## THE EXERCISE
Write the lines out exactly as they stand, from the one containing "Give me the" through the one containing "import * as", and only those. Omit pictures.

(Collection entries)

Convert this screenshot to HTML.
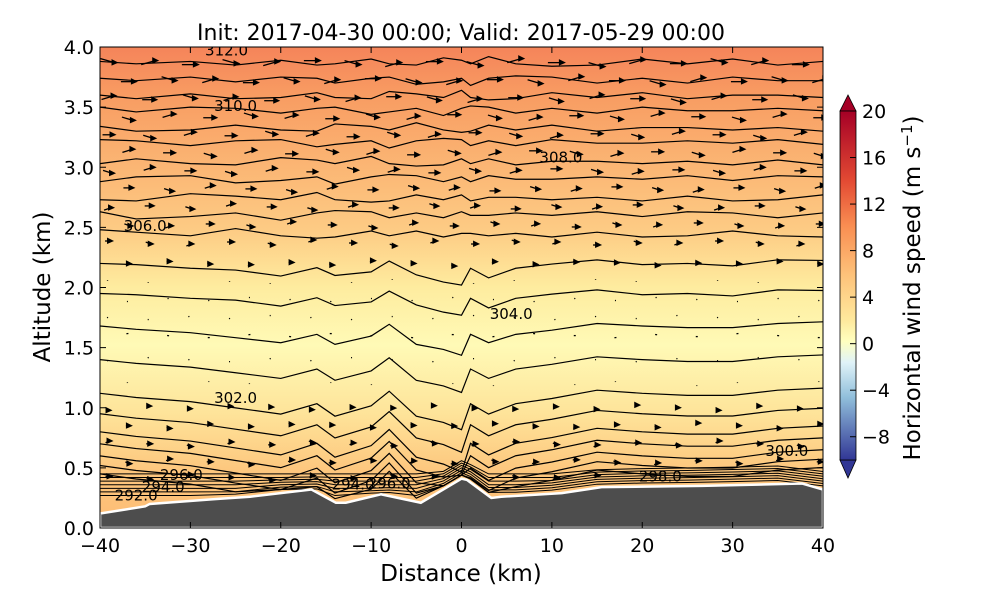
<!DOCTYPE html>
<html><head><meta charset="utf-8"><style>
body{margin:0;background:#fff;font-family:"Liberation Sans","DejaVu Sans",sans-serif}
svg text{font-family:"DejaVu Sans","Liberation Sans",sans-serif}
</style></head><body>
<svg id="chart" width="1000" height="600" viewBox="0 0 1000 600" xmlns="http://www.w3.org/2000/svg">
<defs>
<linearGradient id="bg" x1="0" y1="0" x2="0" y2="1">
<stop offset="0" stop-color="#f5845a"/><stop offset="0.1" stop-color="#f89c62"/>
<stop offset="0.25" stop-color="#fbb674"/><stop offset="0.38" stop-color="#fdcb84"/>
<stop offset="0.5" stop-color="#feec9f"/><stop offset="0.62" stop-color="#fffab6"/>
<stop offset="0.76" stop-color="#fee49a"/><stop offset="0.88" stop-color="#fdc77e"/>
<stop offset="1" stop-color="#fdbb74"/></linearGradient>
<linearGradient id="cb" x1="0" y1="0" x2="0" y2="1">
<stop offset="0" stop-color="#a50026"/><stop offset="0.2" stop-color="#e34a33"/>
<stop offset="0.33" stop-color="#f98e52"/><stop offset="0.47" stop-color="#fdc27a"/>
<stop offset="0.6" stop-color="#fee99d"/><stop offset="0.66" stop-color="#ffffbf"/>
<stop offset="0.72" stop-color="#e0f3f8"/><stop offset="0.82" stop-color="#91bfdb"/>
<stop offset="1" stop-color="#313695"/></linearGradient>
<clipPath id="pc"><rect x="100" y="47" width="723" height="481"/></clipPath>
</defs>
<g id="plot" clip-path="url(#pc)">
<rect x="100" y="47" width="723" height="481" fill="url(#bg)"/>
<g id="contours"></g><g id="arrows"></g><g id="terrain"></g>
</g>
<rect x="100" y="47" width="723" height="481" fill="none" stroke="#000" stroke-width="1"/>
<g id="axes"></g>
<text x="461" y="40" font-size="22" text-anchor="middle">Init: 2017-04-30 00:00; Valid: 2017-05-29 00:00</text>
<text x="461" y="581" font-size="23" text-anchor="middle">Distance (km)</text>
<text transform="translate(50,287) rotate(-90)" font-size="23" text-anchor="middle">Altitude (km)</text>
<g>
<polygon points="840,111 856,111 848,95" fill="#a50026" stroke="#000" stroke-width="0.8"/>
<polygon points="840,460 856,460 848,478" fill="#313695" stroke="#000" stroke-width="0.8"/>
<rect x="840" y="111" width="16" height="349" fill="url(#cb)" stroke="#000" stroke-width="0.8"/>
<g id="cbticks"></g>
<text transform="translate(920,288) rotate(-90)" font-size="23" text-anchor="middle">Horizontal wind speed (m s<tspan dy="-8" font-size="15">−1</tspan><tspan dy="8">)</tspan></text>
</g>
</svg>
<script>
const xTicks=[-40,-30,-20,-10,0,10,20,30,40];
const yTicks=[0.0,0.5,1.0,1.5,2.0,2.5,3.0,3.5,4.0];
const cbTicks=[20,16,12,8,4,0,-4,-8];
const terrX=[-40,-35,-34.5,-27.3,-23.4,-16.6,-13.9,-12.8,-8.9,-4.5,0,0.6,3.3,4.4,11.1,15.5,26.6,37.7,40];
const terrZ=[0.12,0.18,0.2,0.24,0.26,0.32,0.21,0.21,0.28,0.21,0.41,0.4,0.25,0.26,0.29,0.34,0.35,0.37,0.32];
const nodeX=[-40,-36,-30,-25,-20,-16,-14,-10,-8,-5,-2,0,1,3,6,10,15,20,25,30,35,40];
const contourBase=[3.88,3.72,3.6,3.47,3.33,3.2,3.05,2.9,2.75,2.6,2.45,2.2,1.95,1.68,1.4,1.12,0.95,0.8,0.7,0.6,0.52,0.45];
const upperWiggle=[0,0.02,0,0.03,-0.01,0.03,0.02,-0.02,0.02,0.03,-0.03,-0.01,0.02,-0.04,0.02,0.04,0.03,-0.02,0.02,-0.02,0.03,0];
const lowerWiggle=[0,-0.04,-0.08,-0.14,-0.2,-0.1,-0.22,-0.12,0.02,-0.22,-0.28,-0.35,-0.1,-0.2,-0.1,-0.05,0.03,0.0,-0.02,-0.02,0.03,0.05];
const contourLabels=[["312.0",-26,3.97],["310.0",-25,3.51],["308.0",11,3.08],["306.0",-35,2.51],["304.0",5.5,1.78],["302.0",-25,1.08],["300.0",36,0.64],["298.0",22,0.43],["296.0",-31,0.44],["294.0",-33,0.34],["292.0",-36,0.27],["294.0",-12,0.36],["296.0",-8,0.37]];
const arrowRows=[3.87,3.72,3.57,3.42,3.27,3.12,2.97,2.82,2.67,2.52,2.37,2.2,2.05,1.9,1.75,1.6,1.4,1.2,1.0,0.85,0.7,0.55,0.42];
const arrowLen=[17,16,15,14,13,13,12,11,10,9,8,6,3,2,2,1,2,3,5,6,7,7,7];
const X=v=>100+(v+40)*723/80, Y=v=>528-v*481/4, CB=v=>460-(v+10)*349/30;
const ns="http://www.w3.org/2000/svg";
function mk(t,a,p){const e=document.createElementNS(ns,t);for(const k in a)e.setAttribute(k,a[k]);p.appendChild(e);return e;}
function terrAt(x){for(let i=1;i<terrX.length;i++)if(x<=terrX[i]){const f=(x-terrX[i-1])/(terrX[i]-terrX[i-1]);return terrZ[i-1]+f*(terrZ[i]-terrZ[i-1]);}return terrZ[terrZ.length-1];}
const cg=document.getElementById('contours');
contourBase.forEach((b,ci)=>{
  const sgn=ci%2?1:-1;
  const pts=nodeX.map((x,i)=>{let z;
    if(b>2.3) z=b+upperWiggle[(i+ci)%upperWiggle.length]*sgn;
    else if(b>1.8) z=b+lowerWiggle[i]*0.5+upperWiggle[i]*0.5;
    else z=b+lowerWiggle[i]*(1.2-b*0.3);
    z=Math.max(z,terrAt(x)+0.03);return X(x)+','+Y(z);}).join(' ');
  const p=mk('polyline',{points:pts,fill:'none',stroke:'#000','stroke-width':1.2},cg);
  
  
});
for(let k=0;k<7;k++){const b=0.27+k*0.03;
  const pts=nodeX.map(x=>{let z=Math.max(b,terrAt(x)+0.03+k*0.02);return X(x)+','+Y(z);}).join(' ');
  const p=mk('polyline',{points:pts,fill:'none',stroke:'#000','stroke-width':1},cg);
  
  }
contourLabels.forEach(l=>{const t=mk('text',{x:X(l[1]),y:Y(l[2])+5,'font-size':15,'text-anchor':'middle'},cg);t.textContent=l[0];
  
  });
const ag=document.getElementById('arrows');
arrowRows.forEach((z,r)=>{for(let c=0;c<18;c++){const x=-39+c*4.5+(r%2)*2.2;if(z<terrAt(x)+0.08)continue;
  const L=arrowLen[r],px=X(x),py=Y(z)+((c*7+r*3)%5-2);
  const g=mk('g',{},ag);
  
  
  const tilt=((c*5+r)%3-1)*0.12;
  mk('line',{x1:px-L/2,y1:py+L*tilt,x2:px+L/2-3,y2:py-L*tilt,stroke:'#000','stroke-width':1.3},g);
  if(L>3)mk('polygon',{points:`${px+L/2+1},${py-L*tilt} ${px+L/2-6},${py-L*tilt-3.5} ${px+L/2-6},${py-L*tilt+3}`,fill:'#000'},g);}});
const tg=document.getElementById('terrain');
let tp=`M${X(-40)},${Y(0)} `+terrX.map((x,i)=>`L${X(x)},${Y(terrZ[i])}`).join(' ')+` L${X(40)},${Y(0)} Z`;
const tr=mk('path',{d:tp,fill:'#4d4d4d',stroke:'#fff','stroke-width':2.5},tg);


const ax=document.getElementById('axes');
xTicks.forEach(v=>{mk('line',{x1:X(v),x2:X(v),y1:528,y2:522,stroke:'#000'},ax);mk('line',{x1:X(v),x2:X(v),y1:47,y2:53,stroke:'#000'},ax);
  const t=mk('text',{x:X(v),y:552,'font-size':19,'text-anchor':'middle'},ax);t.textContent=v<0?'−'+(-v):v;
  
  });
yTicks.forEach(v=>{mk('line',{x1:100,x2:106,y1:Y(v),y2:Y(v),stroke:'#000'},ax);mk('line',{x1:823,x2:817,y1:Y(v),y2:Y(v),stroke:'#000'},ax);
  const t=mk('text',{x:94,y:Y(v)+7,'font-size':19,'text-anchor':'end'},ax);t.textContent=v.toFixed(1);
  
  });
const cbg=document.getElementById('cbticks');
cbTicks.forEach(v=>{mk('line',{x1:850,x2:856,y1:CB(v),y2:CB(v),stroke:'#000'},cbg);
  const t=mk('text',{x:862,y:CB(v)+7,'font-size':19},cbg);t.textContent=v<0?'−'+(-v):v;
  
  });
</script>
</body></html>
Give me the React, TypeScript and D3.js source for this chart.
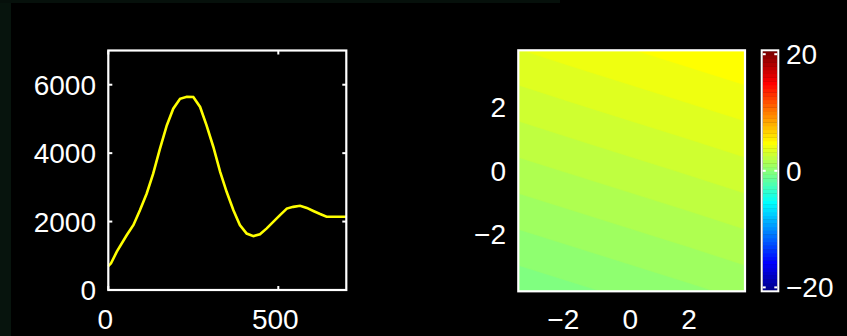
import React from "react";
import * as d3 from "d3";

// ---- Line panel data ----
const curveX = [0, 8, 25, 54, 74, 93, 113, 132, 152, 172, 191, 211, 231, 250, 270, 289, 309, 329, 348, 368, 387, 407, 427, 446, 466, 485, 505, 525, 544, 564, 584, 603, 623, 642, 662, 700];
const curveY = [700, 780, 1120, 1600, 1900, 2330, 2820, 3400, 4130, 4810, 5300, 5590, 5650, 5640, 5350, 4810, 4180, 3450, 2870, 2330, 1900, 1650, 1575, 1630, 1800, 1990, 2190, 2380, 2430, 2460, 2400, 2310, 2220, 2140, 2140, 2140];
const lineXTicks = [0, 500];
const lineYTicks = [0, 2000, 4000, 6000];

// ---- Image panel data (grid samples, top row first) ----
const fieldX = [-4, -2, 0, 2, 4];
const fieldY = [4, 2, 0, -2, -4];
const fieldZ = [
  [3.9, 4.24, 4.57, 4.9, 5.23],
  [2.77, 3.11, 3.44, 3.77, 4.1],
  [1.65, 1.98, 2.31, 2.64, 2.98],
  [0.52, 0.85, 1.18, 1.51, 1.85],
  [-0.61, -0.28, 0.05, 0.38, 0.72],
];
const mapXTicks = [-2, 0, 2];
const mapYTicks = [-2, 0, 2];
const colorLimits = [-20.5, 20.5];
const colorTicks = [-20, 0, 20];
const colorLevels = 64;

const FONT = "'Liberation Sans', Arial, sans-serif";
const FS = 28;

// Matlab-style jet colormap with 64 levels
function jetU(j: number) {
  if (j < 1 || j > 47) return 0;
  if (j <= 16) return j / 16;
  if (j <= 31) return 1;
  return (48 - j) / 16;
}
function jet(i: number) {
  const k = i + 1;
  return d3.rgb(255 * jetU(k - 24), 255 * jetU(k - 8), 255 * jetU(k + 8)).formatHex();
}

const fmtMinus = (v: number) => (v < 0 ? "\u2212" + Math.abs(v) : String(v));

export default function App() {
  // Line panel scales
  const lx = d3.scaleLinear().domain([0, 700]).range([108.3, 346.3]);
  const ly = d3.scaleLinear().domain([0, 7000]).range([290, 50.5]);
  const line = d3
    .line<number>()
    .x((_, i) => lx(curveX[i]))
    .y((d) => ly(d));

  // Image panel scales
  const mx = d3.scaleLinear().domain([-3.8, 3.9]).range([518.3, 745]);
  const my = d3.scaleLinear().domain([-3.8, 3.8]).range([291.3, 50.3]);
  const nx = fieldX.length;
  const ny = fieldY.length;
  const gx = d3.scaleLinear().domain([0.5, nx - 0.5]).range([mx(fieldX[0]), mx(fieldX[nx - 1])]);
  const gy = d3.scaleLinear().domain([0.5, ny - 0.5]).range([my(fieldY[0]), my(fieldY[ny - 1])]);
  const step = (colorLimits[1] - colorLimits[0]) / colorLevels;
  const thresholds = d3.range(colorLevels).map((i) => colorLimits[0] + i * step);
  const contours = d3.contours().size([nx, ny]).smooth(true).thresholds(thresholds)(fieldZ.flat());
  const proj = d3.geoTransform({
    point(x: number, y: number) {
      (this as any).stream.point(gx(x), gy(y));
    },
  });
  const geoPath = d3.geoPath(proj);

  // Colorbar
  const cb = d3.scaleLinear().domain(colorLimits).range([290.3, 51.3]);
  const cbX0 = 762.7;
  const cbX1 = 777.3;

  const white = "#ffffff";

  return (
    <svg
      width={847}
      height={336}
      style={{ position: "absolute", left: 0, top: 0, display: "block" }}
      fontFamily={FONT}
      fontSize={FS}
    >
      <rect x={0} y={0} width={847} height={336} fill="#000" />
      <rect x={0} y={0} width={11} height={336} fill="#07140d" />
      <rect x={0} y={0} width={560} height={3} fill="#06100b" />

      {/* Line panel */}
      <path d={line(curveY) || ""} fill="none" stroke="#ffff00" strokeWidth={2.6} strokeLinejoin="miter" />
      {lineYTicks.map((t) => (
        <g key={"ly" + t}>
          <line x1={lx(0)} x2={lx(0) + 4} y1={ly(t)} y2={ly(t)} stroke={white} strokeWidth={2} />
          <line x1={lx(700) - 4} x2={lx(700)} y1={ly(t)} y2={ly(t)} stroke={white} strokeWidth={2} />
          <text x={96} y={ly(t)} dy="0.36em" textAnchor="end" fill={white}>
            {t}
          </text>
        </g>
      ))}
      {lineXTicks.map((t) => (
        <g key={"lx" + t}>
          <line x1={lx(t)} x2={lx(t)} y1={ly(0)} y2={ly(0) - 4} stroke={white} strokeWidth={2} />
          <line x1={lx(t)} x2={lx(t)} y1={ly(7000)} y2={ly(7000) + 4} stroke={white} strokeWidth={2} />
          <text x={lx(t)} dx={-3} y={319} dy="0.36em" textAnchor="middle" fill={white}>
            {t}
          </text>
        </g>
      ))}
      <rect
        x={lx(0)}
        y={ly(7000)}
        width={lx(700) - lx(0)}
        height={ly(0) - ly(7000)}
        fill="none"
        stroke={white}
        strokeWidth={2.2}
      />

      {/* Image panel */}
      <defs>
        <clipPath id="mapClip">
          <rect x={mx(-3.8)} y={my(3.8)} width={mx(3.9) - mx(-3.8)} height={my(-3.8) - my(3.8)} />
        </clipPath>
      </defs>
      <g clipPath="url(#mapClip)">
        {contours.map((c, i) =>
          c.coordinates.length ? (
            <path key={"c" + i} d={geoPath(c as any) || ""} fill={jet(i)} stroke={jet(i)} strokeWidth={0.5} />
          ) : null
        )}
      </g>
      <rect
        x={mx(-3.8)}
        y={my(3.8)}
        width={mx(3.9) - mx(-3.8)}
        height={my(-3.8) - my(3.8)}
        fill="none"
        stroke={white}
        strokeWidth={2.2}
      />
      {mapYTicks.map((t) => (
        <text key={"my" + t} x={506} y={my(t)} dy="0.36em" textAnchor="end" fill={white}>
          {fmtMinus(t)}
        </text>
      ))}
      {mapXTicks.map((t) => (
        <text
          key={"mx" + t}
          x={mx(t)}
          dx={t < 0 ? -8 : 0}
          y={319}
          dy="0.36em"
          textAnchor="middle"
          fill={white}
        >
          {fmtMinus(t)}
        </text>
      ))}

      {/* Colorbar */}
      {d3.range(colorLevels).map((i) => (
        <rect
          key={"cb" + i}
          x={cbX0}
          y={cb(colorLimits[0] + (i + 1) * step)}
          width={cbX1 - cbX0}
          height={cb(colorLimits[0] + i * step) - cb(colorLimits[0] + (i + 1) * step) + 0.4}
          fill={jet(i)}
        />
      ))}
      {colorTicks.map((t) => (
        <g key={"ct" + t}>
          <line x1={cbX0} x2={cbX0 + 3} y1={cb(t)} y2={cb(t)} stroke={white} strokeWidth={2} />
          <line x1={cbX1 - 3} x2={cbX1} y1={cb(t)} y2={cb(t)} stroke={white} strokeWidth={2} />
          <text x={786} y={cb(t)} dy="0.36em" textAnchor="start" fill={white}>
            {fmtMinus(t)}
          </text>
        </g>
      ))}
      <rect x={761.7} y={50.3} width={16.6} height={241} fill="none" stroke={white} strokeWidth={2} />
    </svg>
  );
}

## THE SOLUTION
Give me the React, TypeScript and D3.js source for this chart.
import React from "react";
import * as d3 from "d3";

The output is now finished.